In the lead-up to the election, his party was ahead in the polls. The fact that it didn’t come first Wednesday was greeted with cheers by more liberal political leaders in the rest of Europe.

“A good day for democracy,” said German Chancellor Angela Merkel.

But Wilder’s Freedom Party still did well. It came a strong second, winning five additional seats in the 150-person legislature, for a total of 20.

More important, other parties felt compelled to ape Wilders, at least in part.

Prime Minister Mark Rutte’s People’s Party for Freedom and Democracy ran on a platform of economic liberalism and cultural nationalism, warning immigrants to adopt Dutch values or leave.

In the waning days of the campaign, Rutte prevented Turkish politicians trying to drum up votes among their compatriots for a referendum back home from electioneering in Holland.

It was a blatant attempt by a prime minister on the ropes to pander to the anti-Turkish mood. And it worked. Rutte’s party lost eight seats but still managed to come first with 33.

The Christian Democratic Appeal, another conservative party, campaigned on a nationalist platform that included banning dual citizenship and requiring schoolchildren to sing the national anthem.

That, too, worked. The Christian Democrats saw their seat total rise from 13 to 19, virtually guaranteeing them a central role in whatever coalition government emerges.

Much has been made of Jesse Klaver’s Green Left party, which saw its seat share rise from four to 14.

The 30-year-old Klaver is of Moroccan and Indonesian heritage. He supports immigration, the EU and efforts to combat climate change. With his movie-star looks and dark, wavy hair he has been called Holland’s Justin Trudeau.

His success, as well as that of the pro-Europe D66 party, which went from 12 to 19 seats, underlines just how complicated the new populism is.

There is a left populism (although its adherents don’t always use the term). Left populists reject the traditional social democratic parties, in large part because they see them as complicit in the right’s austerity agenda.

In his election, the venerable Labour Party, which had been part of Rutte’s governing coalition, saw its seat share collapse from 38 to nine.

The less venerable Socialist Party saw its seat share drop by only one, to 14. But the Socialists have followed a more explicitly populist agenda, criticizing the EU’s central bureaucracy and opposing CETA, the Comprehensive Economic and Trade Agreement between Canada and the European Union.

In Canada, they would be treated as cranks.
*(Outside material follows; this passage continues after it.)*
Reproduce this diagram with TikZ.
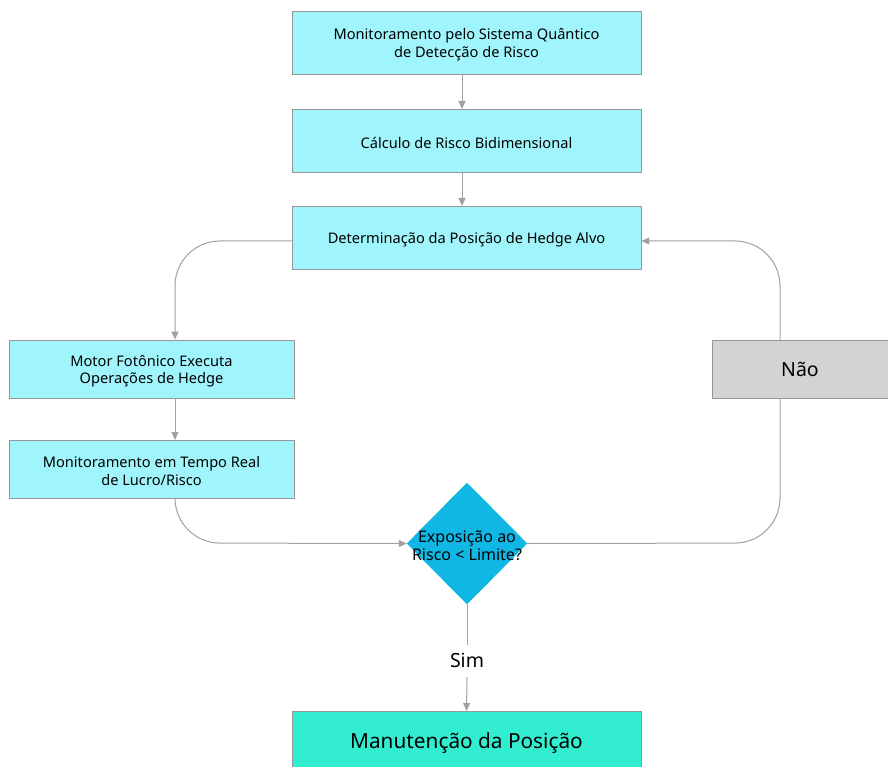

But in Holland, they won as many seats as Klaver’s Green Left party.

In short, populism continues to thrive in Europe. It takes many forms. As in Canada (think Kellie Leitch), right populism is influencing mainstream conservatism. Left populism focuses on the economic. To date, it has had less success.

We shall see what happens with the Dutch, as they try to cobble together a functioning coalition government out of all of this. On Wednesday, an animal rights party won five seats, up from two. That also is part of the populist revolt.